Four opposition parties won just over half the vote, which gives them the hope of forming a ruling coalition, though they lack the required 61 seats which would enable them to elect a new president.

"One can hardly overestimate the importance of this," said Bogdan Tirdea, a political analyst in the capital, Chisinau. "Despite... the open support of Russia, they still received fewer votes than [at the general election] in April."

A landlocked country smaller than Switzerland, sandwiched between Romania to the west and Ukraine to the east, Moldova is the poorest country in Europe: about one-quarter of its 4.3 million population lives on less than $2 per day. Often cited as a hotspot of gun, drug, organ and people-smuggling, it has been at the centre of a tug-of-war between East and West throughout its history.

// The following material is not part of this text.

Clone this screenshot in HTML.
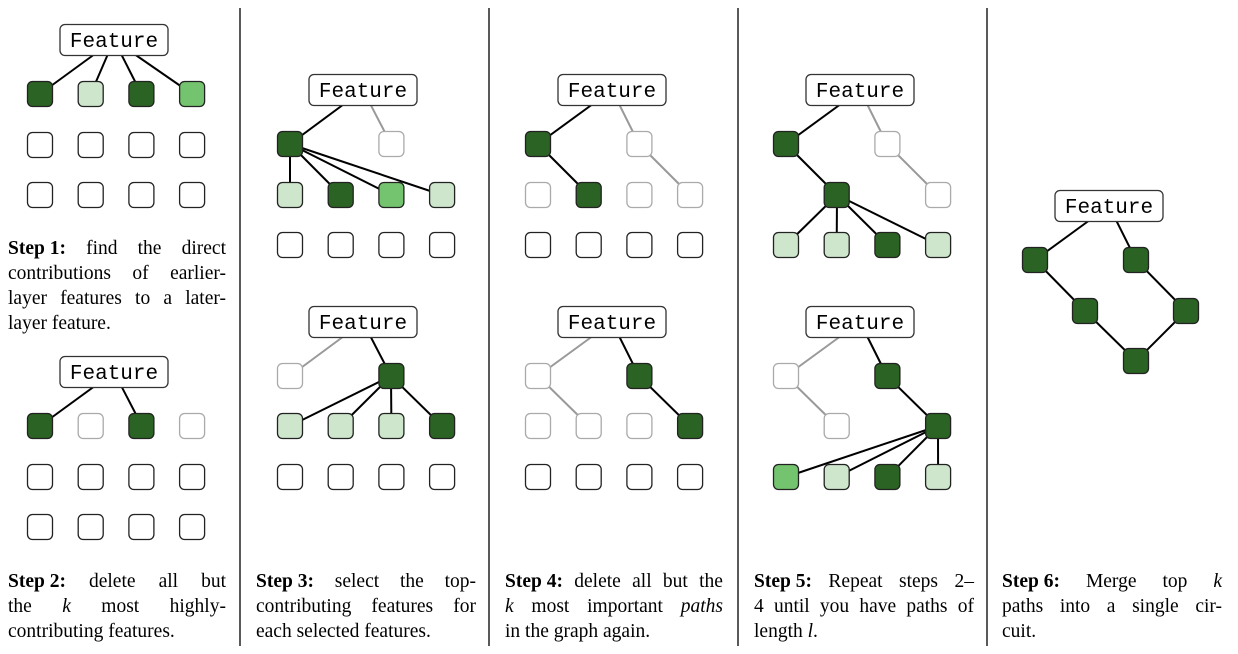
<!DOCTYPE html>
<html><head><meta charset="utf-8"><style>
html,body{margin:0;padding:0;background:#fff;}
body{width:1238px;height:654px;position:relative;overflow:hidden;}
svg{position:absolute;left:0;top:0;}
.t{position:absolute;font-family:"Liberation Serif",serif;font-size:19.5px;line-height:25px;color:#000;}
.t div{white-space:nowrap;}
.t div.j{display:flex;justify-content:space-between;}
</style></head><body>
<svg id="s" width="1238" height="654" xmlns="http://www.w3.org/2000/svg"></svg>

<div class="t" style="left:8px;top:236px;width:218px;">
<div class="j"><span><b>Step 1:</b></span><span>find</span><span>the</span><span>direct</span></div>
<div class="j"><span>contributions</span><span>of</span><span>earlier-</span></div>
<div class="j"><span>layer</span><span>features</span><span>to</span><span>a</span><span>later-</span></div>
<div>layer feature.</div>
</div>
<div class="t" style="left:8px;top:569px;width:218px;">
<div class="j"><span><b>Step 2:</b></span><span>delete</span><span>all</span><span>but</span></div>
<div class="j"><span>the</span><span><i>k</i></span><span>most</span><span>highly-</span></div>
<div>contributing features.</div>
</div>
<div class="t" style="left:256px;top:569px;width:220px;">
<div class="j"><span><b>Step 3:</b></span><span>select</span><span>the</span><span>top-</span></div>
<div class="j"><span>contributing</span><span>features</span><span>for</span></div>
<div>each selected features.</div>
</div>
<div class="t" style="left:505px;top:569px;width:218px;">
<div class="j"><span><b>Step 4:</b></span><span>delete</span><span>all</span><span>but</span><span>the</span></div>
<div class="j"><span><i>k</i></span><span>most</span><span>important</span><span><i>paths</i></span></div>
<div>in the graph again.</div>
</div>
<div class="t" style="left:754px;top:569px;width:220px;">
<div class="j"><span><b>Step 5:</b></span><span>Repeat</span><span>steps</span><span>2–</span></div>
<div class="j"><span>4</span><span>until</span><span>you</span><span>have</span><span>paths</span><span>of</span></div>
<div>length <i>l</i>.</div>
</div>
<div class="t" style="left:1002px;top:569px;width:220px;">
<div class="j"><span><b>Step 6:</b></span><span>Merge</span><span>top</span><span><i>k</i></span></div>
<div class="j"><span>paths</span><span>into</span><span>a</span><span>single</span><span>cir-</span></div>
<div>cuit.</div>
</div>

<script>
var s=document.getElementById('s'),L='',N='',F='';
var C={d:'#2a6323',l:'#cde6cc',m:'#74c36e',w:'#fff',g:'#fff'};
function line(x1,y1,x2,y2,g){L+='<line x1="'+x1+'" y1="'+y1+'" x2="'+x2+'" y2="'+y2+'" stroke="'+(g?'#999':'#000')+'" stroke-width="2"/>';}
function node(x,y,c){if(!C[c])return;var st=c=='g'?'#aaa':'#222';N+='<rect x="'+(x-12.5)+'" y="'+(y-12.5)+'" width="25" height="25" rx="5" fill="'+C[c]+'" stroke="'+st+'" stroke-width="1.3"/>';}
function feat(x,y){F+='<rect x="'+(x-54)+'" y="'+(y-15.5)+'" width="108" height="31" rx="5" fill="#fff" stroke="#333" stroke-width="1.3"/><text x="'+x+'" y="'+(y+7)+'" text-anchor="middle" font-family="Liberation Mono,monospace" font-size="21">Feature</text>';}
function row(ox,y,cs){for(var i=0;i<4;i++)node(ox+i*50.7,y,cs[i]);}
[240,489,738,987].forEach(function(x){L+='<line x1="'+x+'" y1="8" x2="'+x+'" y2="646" stroke="#000" stroke-width="1.3"/>';});
// panel 1 top
feat(114,40);[0,1,2,3].forEach(function(i){line(114,40,40+i*50.7,94);});
row(40,94,'dldm');row(40,145,'wwww');row(40,195,'wwww');
// panel1 bottom
feat(114,372);line(114,372,40,426);line(114,372,142,426);
row(40,426,'dgdg');row(40,477,'wwww');row(40,527,'wwww');
// panel2 top
var o=290,i;feat(363,90);line(363,90,o,144);line(363,90,o+101,144,1);
for(i=0;i<4;i++)line(o,144,o+i*50.7,195);
row(o,144,'d-g-');row(o,195,'ldml');row(o,245,'wwww');
// panel2 bottom
feat(363,322);line(363,322,o,376,1);line(363,322,o+101,376);
for(i=0;i<4;i++)line(o+101,376,o+i*50.7,426);
row(o,376,'g-d-');row(o,426,'llld');row(o,477,'wwww');
// panel3 top
o=538;feat(612,90);line(612,90,o,144);line(612,90,o+101,144,1);
line(o,144,o+51,195);line(o+101,144,o+152,195,1);
row(o,144,'d-g-');row(o,195,'gdgg');row(o,245,'wwww');
// panel3 bottom
feat(612,322);line(612,322,o,376,1);line(612,322,o+101,376);
line(o,376,o+51,426,1);line(o+101,376,o+152,426);
row(o,376,'g-d-');row(o,426,'gggd');row(o,477,'wwww');
// panel4 top
o=786;feat(860,90);line(860,90,o,144);line(860,90,o+101,144,1);
line(o,144,o+51,195);line(o+101,144,o+152,195,1);
for(i=0;i<4;i++)line(o+51,195,o+i*50.7,245);
row(o,144,'d-g-');row(o,195,'-d-g');row(o,245,'lldl');
// panel4 bottom
feat(860,322);line(860,322,o,376,1);line(860,322,o+101,376);
line(o,376,o+51,426,1);line(o+101,376,o+152,426);
for(i=0;i<4;i++)line(o+152,426,o+i*50.7,477);
row(o,376,'g-d-');row(o,426,'-g-d');row(o,477,'mldl');
// panel5
feat(1109,206);line(1109,206,1035,260);line(1109,206,1136,260);
line(1035,260,1085,311);line(1136,260,1186,311);line(1085,311,1136,361);line(1186,311,1136,361);
node(1035,260,'d');node(1136,260,'d');node(1085,311,'d');node(1186,311,'d');node(1136,361,'d');
s.innerHTML=L+N+F;
</script>
</body></html>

In the past 20 years, with the dissolution of the Soviet Union, of which it had been a part since the end of Second World War, the fight for hegemony has intensified. The Moldovan language, the literature and many of the country's traditions align it with Romania, of which it was once a part, but Soviet domination changed all that.

Even Belarus, which retains an old-fashioned dictorial president in Aleksandr Lukashenko, has moved to a nominally multi-party democracy. In Moldova, which has suffered many of the same malign effects of helter-skelter liberalisation as other parts of the former Soviet bloc, the Communists had continued in power – until yesterday.

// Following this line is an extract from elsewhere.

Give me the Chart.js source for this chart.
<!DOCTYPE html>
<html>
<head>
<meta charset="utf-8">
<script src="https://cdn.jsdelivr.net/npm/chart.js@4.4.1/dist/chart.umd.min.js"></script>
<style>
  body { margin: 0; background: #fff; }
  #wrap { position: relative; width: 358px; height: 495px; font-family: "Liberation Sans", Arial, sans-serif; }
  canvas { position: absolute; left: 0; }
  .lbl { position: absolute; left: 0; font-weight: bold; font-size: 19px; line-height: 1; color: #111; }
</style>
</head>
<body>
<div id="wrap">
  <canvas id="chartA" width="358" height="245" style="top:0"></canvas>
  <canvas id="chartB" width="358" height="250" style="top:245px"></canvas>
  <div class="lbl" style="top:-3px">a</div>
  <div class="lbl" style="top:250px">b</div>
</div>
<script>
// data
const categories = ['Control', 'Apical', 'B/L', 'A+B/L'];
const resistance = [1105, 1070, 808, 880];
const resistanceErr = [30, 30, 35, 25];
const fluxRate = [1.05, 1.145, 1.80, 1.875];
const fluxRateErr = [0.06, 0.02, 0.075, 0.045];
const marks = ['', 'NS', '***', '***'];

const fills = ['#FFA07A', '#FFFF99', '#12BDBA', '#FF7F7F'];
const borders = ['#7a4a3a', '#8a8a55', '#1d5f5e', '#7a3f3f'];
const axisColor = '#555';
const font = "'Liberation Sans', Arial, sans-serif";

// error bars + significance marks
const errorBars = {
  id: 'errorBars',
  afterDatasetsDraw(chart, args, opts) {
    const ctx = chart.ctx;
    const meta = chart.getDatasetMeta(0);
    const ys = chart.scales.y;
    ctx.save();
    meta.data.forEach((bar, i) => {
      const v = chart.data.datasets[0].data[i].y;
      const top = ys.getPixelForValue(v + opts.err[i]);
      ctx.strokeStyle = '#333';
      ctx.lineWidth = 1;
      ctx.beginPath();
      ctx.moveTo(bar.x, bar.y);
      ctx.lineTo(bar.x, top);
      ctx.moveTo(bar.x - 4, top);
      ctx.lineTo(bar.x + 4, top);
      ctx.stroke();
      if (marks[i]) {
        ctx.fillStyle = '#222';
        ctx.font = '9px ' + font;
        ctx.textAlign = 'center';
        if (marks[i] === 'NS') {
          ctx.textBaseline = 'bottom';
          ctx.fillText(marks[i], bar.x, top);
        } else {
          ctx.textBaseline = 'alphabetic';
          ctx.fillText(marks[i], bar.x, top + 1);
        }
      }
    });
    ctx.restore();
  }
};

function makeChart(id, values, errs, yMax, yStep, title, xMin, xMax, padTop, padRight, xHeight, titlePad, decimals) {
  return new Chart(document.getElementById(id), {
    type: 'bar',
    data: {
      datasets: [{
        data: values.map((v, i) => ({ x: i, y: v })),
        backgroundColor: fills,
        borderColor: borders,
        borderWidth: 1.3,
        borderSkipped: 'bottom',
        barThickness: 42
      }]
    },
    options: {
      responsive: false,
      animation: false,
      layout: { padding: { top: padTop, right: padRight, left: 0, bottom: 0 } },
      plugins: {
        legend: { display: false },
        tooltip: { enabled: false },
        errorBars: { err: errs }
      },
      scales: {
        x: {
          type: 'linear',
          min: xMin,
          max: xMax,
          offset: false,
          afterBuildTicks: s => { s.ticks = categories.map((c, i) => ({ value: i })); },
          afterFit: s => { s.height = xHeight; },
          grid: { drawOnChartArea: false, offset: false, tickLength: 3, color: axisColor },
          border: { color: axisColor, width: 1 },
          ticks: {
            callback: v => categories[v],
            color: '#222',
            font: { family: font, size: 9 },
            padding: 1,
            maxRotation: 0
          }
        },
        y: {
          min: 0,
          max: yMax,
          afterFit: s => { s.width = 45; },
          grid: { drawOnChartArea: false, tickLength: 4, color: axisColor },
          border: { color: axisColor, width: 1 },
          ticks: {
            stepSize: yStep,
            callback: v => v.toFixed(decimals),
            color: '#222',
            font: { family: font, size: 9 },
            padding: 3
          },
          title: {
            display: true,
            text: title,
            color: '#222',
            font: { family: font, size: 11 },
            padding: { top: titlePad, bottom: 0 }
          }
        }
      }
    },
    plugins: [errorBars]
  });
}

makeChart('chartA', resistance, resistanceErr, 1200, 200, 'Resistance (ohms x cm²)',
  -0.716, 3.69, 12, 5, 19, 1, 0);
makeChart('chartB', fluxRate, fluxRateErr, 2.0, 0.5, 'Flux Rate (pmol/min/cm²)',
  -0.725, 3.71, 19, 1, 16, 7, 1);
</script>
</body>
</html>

"Vladimir Voronin is the biggest loser in this election," commented Andrew Wilson, senior policy fellow with the European Council on Foreign Relations. "There has been a big swing away from the Communists and a rush to the centre.

Although Mr Voronin flaunted his Communist credentials, there was little to link him to Communism as practised before 1989.

"The government was only nominally Communist," said Mr Wilson. "It was certainly left of centre. They made a lot of promises about welfare. They talked a lot about Communism as 'a brand' – which is not normal Communist terminology. And they were certainly quite Bolshevik in terms of political ruthlessness."

Their main appeal was to an older generation with fond memories of the relative prosperity of the Soviet era. Younger Moldovans are far more attracted by the Westward trajectory of neighbouring Romania, which became a full EU member in 2007.

Yesterday's defeat came three months after a Communist election victory was violently contested by a crowd which stormed parliament and set it on fire. The background was the collapse of the remittance economy on which Moldova has come to depend.